Still, Mann-Lev said she hoped the energy during the legislative session would help grow a statewide coalition of people working together to push for changes next year.

In other places that have boosted taxes to raise the price of alcohol, study after study has shown they reduce excessive consumption and with it injuries and illness due to drinking.

New Mexico’s deepening public health crisis emboldened Mann-Lev and others to seek the tax increase this year amid signs of an altered legislative landscape. In contrast to the campaign six years ago, which saw a similar tax proposal die in its first committee, this year’s proposal made it through multiple legislative committees.

In the final full day of the session, six lawmakers from the House and Senate negotiated between an already much reduced 5-cent hike senators had passed and the minuscule tax increase sought by the House. They wound up agreeing to rates for liquor and wine that were even lower than those passed by the House. 

Ultimately, the campaign didn’t survive a coordinated attack from businesses that profit from alcohol sales and their experienced lobbyists, who repeated arguments they made in 2017 that a tax increase would hurt businesses and cast doubt on the science that it would curb alcohol-related harms.

The alcohol industry — and in particular the world’s largest beer producer, Anheuser-Busch — has showered nearly three-quarters of a million dollars on New Mexico’s elected officials over the past decade. More than 200 candidates accepted the cash over that time, with two of every three dollars going to governors and a subset of lawmakers chairing specific legislative committees that decide the fate of bills affecting the industry.

In addition, many of the industry’s high-octane lobbyists are themselves former state lawmakers, government officials, or legislative staffers who have known sitting legislators for years or even decades. 
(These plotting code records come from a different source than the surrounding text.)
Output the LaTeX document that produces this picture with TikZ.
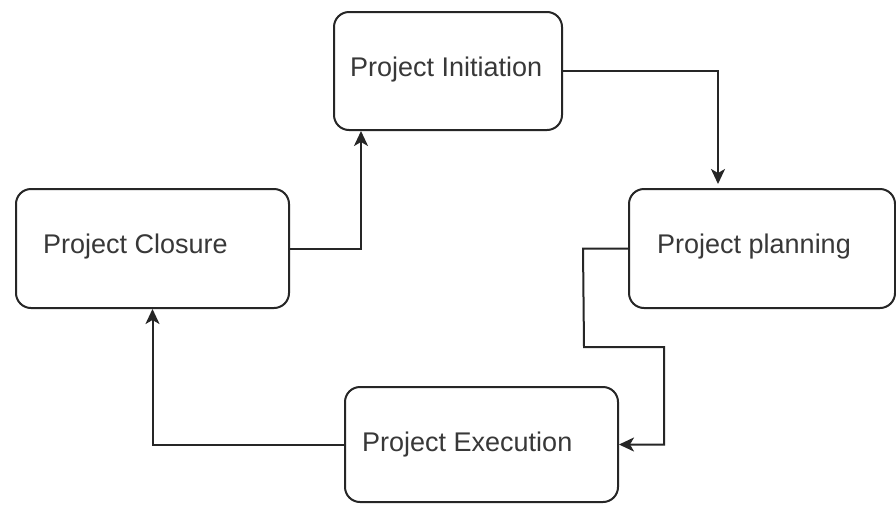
\documentclass[tikz,border=0pt]{standalone}
\usepackage{fontspec}
\setmainfont{Liberation Sans}
\usetikzlibrary{arrows.meta}
\begin{document}
\begin{tikzpicture}[x=1pt,y=-1pt,
  phase/.style={draw=black!85, line width=2pt, rounded corners=15pt, fill=white},
  caption/.style={anchor=base west, inner sep=0pt, text=black!78,
    font=\fontsize{27}{32}\selectfont},
  flow/.style={draw=black!85, line width=2pt,
    -{Stealth[length=15pt,width=14pt,inset=4pt]}}]
  \fill[white] (0,0) rectangle (896,504);
  \useasboundingbox (0,0) rectangle (896,504);

  % phase boxes
  \node[phase, minimum width=228pt, minimum height=118pt] (init) at (448,71) {};
  \node[phase, minimum width=266pt, minimum height=119pt] (plan) at (762,248.5) {};
  \node[phase, minimum width=273pt, minimum height=119pt] (close) at (152.5,248.5) {};
  \node[phase, minimum width=273pt, minimum height=115pt] (exec) at (481.5,444.5) {};

  % box captions
  \node[caption] (initT) at (350,76) {Project Initiation};
  \node[caption] (planT) at (657,253) {Project planning};
  \node[caption] (closeT) at (43,253) {Project Closure};
  \node[caption] (execT) at (362,451) {Project Execution};

  % connectors
  \draw[flow] (init.east) -| ([xshift=90pt,yshift=4pt]plan.north west);
  \draw[flow] (plan.west) -- ++(-45,0) -- (584,347) -- (664,347) |- (exec.east);
  \draw[flow] (exec.west) -| (close.south);
  \draw[flow] (close.east) -| ([xshift=28pt]init.south west);
\end{tikzpicture}
\end{document}
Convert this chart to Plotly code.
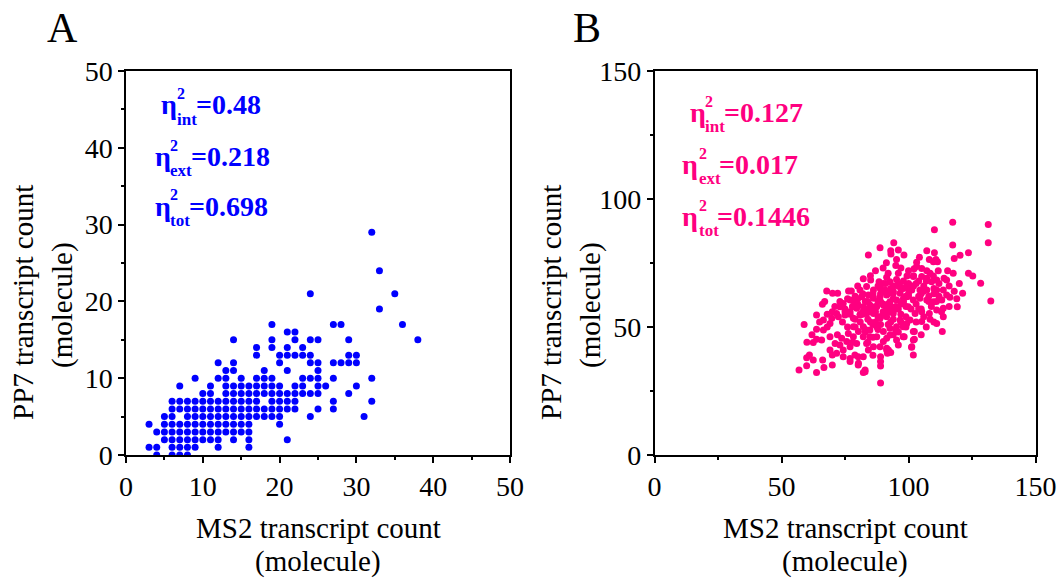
import plotly.graph_objects as go

W, H = 1061, 579
FONT = "Liberation Serif, Times New Roman, serif"
BLUE = "#0000FF"
PINK = "#FF0080"

# ---------------- Panel A data (integer counts, one row per PP7 value) ----------------
a_row_y = [0, 1, 2, 3, 4, 5, 6, 7, 8, 9, 10, 11, 12, 13, 14, 15, 16, 17, 19, 21, 24, 29]
a_row_x = [
    [4, 6, 7, 8],
    [3, 4, 6, 7, 8, 9, 12, 16],
    [5, 6, 7, 8, 9, 10, 11, 12, 14, 16, 21],
    [4, 5, 6, 7, 8, 9, 10, 11, 12, 13, 14, 15, 16],
    [3, 5, 6, 7, 8, 9, 10, 11, 12, 13, 14, 15, 16, 20],
    [5, 6, 8, 9, 10, 11, 12, 13, 14, 15, 16, 17, 18, 19, 20, 24, 31],
    [6, 7, 8, 9, 10, 11, 12, 13, 14, 15, 16, 17, 18, 19, 20, 21, 22, 25, 27],
    [6, 7, 8, 9, 10, 11, 12, 13, 14, 15, 16, 17, 19, 20, 21, 22, 27, 32],
    [10, 11, 13, 14, 15, 16, 17, 18, 19, 20, 21, 22, 23, 24, 25, 29],
    [7, 11, 13, 14, 15, 16, 17, 18, 19, 20, 22, 23, 25, 26, 30],
    [9, 12, 13, 15, 17, 18, 19, 23, 24, 25, 27, 32],
    [13, 14, 18, 21, 25],
    [12, 14, 20, 24, 25, 27, 28, 29, 30],
    [17, 20, 21, 22, 23, 24, 29, 30],
    [17, 19, 21, 23],
    [14, 19, 22, 24, 25, 29, 38],
    [21, 22],
    [19, 27, 28, 36],
    [33],
    [24, 35],
    [33],
    [32],
]

# ---------------- Panel B data ----------------
b_x = [110.2, 117.4, 131.4, 131.4, 117.4, 94.2, 88.8, 93.0, 96.0, 93.1, 98.2, 84.2, 107.2,
       110.2, 110.8, 108.2, 109.8, 111.4, 103.2, 104.3, 123.6, 120.3, 118.0, 91.3, 95.3, 103.2,
       102.2, 105.2, 107.2, 108.5, 109.8, 111.7, 115.4, 117.6, 123.6, 125.3, 128.4, 115.0, 111.1,
       109.1, 107.2, 105.2, 101.9, 99.4, 96.0, 95.3, 92.7, 91.4, 88.4, 85.1, 82.2, 80.9, 83.5,
       86.2, 88.8, 90.8, 94.0, 96.7, 99.3, 101.3, 104.5, 107.2, 111.1, 113.7, 115.0, 121.3, 76.4,
       77.5, 67.8, 70.1, 72.1,
       66.1, 73.0, 74.3, 77.0, 78.9, 81.6, 84.2, 86.2, 88.8, 91.4, 94.0, 96.7, 99.3, 101.9, 104.5,
       107.2, 109.8, 113.1, 116.3, 119.2, 113.7, 111.1, 108.2, 105.2, 102.6, 99.9, 97.9, 95.3,
       92.7, 90.1, 87.5, 84.8, 82.2, 79.6, 77.0, 75.0, 72.4, 69.8, 66.5, 63.8, 69.1, 71.7, 78.3,
       80.9, 83.5, 86.2, 88.8, 91.4, 94.0, 96.7, 99.3, 113.7, 111.1, 105.2, 108.5,
       58.9, 63.8, 66.5, 63.8, 62.5, 65.8, 69.1, 71.1, 73.7, 76.3, 78.3, 80.3, 82.2, 84.8, 87.5,
       90.1, 92.7, 95.3, 97.9, 100.6, 101.9, 97.9, 95.3, 92.7, 90.1, 87.5, 84.8, 82.2, 78.3, 75.7,
       73.0, 77.0, 79.6, 83.5, 86.2, 88.8, 91.4, 113.3, 101.9, 101.3, 91.4,
       61.0, 59.9, 62.5, 66.2, 70.0, 71.7, 74.3, 77.0, 78.9, 80.3, 82.2, 84.2, 89.0, 89.0, 89.0,
       92.1, 91.7, 101.9, 59.9, 66.7, 70.0, 56.9, 63.8, 82.2, 82.9, 89.0, 74.3, 69.1, 77.0,
       132.4, 102.3, 102.3, 101.2, 98.3, 91.4, 82.9, 80.2, 80.2,
       85, 87, 90, 92, 95, 97, 100, 102, 104, 106, 98, 96, 93, 91, 89, 86, 84, 82, 80, 79, 78,
       76, 75, 73, 71, 70, 68, 67, 74, 76, 81, 85, 89, 93, 97, 99, 101, 103, 105, 108, 110, 112,
       114, 107, 100, 98, 95, 92, 90, 87, 84, 82, 80, 77, 79, 83, 86, 88, 94, 96, 99, 103, 106,
       104, 109, 111, 116, 118, 120, 112, 116, 119, 113, 110, 107, 105, 96, 93, 86, 84, 78, 72,
       68, 65, 62, 60,
       88, 90, 92, 94, 96, 98, 100, 102, 86, 88, 91, 94, 97, 99, 101, 104, 83, 85, 87, 89, 92,
       95, 98, 100, 80, 82, 85, 88, 91, 93, 96, 99, 78, 81, 84, 87, 90, 94, 97, 75, 79, 83, 86,
       89, 92, 95, 105, 108, 110, 106, 103, 100, 97, 94, 91]
b_y = [88.0, 90.9, 90.0, 82.9, 82.0, 82.9, 81.0, 79.8, 80.1, 78.5, 78.1, 78.1, 79.8,
       79.0, 76.4, 76.4, 75.5, 75.5, 75.3, 77.2, 79.0, 78.0, 76.8, 75.1, 76.4, 73.6,
       72.8, 72.9, 72.0, 71.0, 69.9, 72.0, 72.0, 71.0, 71.0, 69.9, 67.1, 68.4, 68.4,
       67.7, 69.0, 69.7, 69.7, 69.9, 71.0, 68.6, 67.7, 69.4, 67.7, 68.4, 68.8, 64.5, 65.8,
       64.5, 65.1, 64.5, 66.0, 65.8, 66.4, 64.5, 64.5, 64.5, 64.5, 64.5, 62.5, 63.2, 64.1,
       64.1, 64.1, 63.2, 63.2,
       58.9, 57.9, 59.2, 60.5, 59.9, 61.8, 62.5, 61.2, 61.8, 62.5, 63.2, 63.2, 61.8, 60.5, 61.2,
       60.5, 59.9, 60.5, 61.6, 57.9, 57.3, 56.6, 55.3, 56.0, 55.3, 57.9, 59.2, 60.5,
       59.9, 58.6, 57.9, 58.6, 57.9, 57.3, 56.0, 54.7, 54.0, 53.4, 52.7, 54.7, 51.4, 55.3, 53.4,
       54.7, 55.3, 55.3, 53.4, 54.0, 55.3, 52.7, 51.4, 54.0, 51.4, 52.1, 53.0,
       51.0, 49.1, 48.8, 45.2, 43.9, 44.9, 46.2, 43.6, 45.6, 47.5, 50.1, 48.2, 50.1, 48.8, 50.1,
       48.2, 49.5, 50.1, 50.1, 52.7, 48.2, 46.2, 44.9, 46.9, 44.3, 46.2, 46.2, 46.2, 46.2, 44.3,
       43.0, 42.3, 43.6, 43.6, 42.3, 42.3, 41.7, 48.2, 44.9, 42.3, 45.6,
       39.1, 38.0, 37.1, 37.1, 39.1, 39.7, 38.4, 36.5, 39.1, 35.8, 38.4, 41.0, 38.4, 36.5, 34.8,
       41.0, 39.7, 39.1, 34.9, 34.2, 35.2, 33.2, 32.2, 32.2, 33.2, 28.1, 41.0, 41.0, 37.7,
       60.2, 48.2, 45.2, 42.1, 46.2, 41.0, 32.5, 38.4, 35.2,
       70, 72, 73, 71, 74, 73, 72, 70, 68, 66, 68, 66, 65, 67, 63, 62, 60, 63, 66, 62, 58,
       61, 57, 60, 58, 56, 55, 60, 52, 50, 52, 52, 51, 52, 55, 58, 57, 59, 63, 62, 65, 67,
       69, 68, 63, 61, 58, 56, 59, 56, 57, 55, 59, 55, 50, 48, 46, 49, 47, 48, 50, 52, 54,
       57, 58, 60, 66, 64, 67, 62, 58, 61, 56, 52, 50, 47, 43, 40, 39, 44, 44, 47, 50,
       52, 47, 44,
       66, 67, 63, 64, 67, 65, 67, 66, 63, 60, 64, 61, 65, 62, 66, 62, 60, 56, 58, 60, 59,
       57, 60, 62, 61, 56, 57, 54, 55, 58, 57, 54, 58, 55, 53, 52, 56, 53, 52, 56, 53, 49,
       51, 54, 51, 49, 57, 60, 63, 64, 67, 65, 59, 57, 58]

a_x = [x for xs in a_row_x for x in xs]
a_y = [y for y, xs in zip(a_row_y, a_row_x) for _ in xs]

fig = go.Figure()
fig.add_trace(go.Scatter(x=a_x, y=a_y, mode="markers", xaxis="x", yaxis="y",
                         marker=dict(color=BLUE, size=7, line=dict(width=0))))
fig.add_trace(go.Scatter(x=b_x, y=b_y, mode="markers", xaxis="x2", yaxis="y2",
                         marker=dict(color=PINK, size=7, line=dict(width=0))))


def axis(rng, dtick, minor, domain, anchor):
    return dict(range=rng, dtick=dtick, tick0=0, domain=domain, anchor=anchor,
                automargin=False,
                showline=True, mirror=True, linecolor="black", linewidth=1.5,
                ticks="outside", ticklen=6, tickwidth=1.5, tickcolor="black",
                minor=dict(dtick=minor, tick0=0, ticks="outside", ticklen=3,
                           tickwidth=1.5, tickcolor="black"),
                showgrid=False, zeroline=False,
                tickfont=dict(family=FONT, size=28, color="black"))


ydom = [(H - 455) / H, (H - 71) / H]
fig.update_layout(
    width=W, height=H, margin=dict(l=0, r=0, t=0, b=0, pad=0, autoexpand=False),
    paper_bgcolor="white", plot_bgcolor="white", showlegend=False,
    xaxis=axis([0, 50], 10, 5, [126 / W, 510 / W], "y"),
    yaxis=axis([0, 50], 10, 5, ydom, "x"),
    xaxis2=axis([0, 150], 50, 25, [654.5 / W, 1035.5 / W], "y2"),
    yaxis2=axis([0, 150], 50, 25, ydom, "x2"),
)


def ann(text, px, py, size, color="black", xanchor="left", angle=0):
    return dict(text=text, x=px / W, y=1 - py / H, xref="paper", yref="paper",
                showarrow=False, xanchor=xanchor, yanchor="middle", textangle=angle,
                font=dict(family=FONT, size=size, color=color), borderpad=0)


anns = []
# panel letters
anns.append(ann("A", 62, 28, 42, xanchor="center"))
anns.append(ann("B", 587, 28, 42, xanchor="center"))

# axis titles
for off in (0, 528):
    anns.append(ann("PP7 transcript count", 23 + off, 303, 29, xanchor="center", angle=-90))
    anns.append(ann("(molecule)", 62 + off, 305, 29, xanchor="center", angle=-90))
for cx in (318, 845):
    anns.append(ann("MS2 transcript count", cx, 528, 29, xanchor="center"))
    anns.append(ann("(molecule)", cx, 561, 29, xanchor="center"))

# eta annotations: (sub, value, eta_left, base_y, sub_left, eq_left)
eta_a = [("int", "=0.48", 160, 105, 176, 195),
         ("ext", "=0.218", 154, 156, 169, 190),
         ("tot", "=0.698", 154, 206, 169, 188)]
eta_b = [("int", "=0.127", 689, 113, 704, 723),
         ("ext", "=0.017", 681, 164, 698, 718),
         ("tot", "=0.1446", 681, 216, 698, 716)]
for rows, col in ((eta_a, BLUE), (eta_b, PINK)):
    for sub, val, ex, by, sx, qx in rows:
        anns.append(ann("<b>η</b>", ex, by, 28, col))
        anns.append(ann("<b>2</b>", sx, by - 11, 16, col))
        anns.append(ann("<b>" + sub + "</b>", sx, by + 14, 17, col))
        anns.append(ann("<b>" + val + "</b>", qx, by, 28, col))

fig.update_layout(annotations=anns)
fig.write_html("out.html")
In legislative hearings, industry representatives opposing the tax increase repeatedly praised a different proposal to redirect all alcohol tax revenues to treatment and prevention. Currently, about half those revenues go into the state’s general fund. 

That measure wound up in the omnibus tax bill. Because of the enormous scale of the alcohol business, even the penny-per-drink tax increase passed by lawmakers is projected to generate $10 million a year, about $35 million less than the 5-cent tax hike the Senate had supported. The new tax rates will take effect in January 2024.

Ted Alcorn contributed to this report.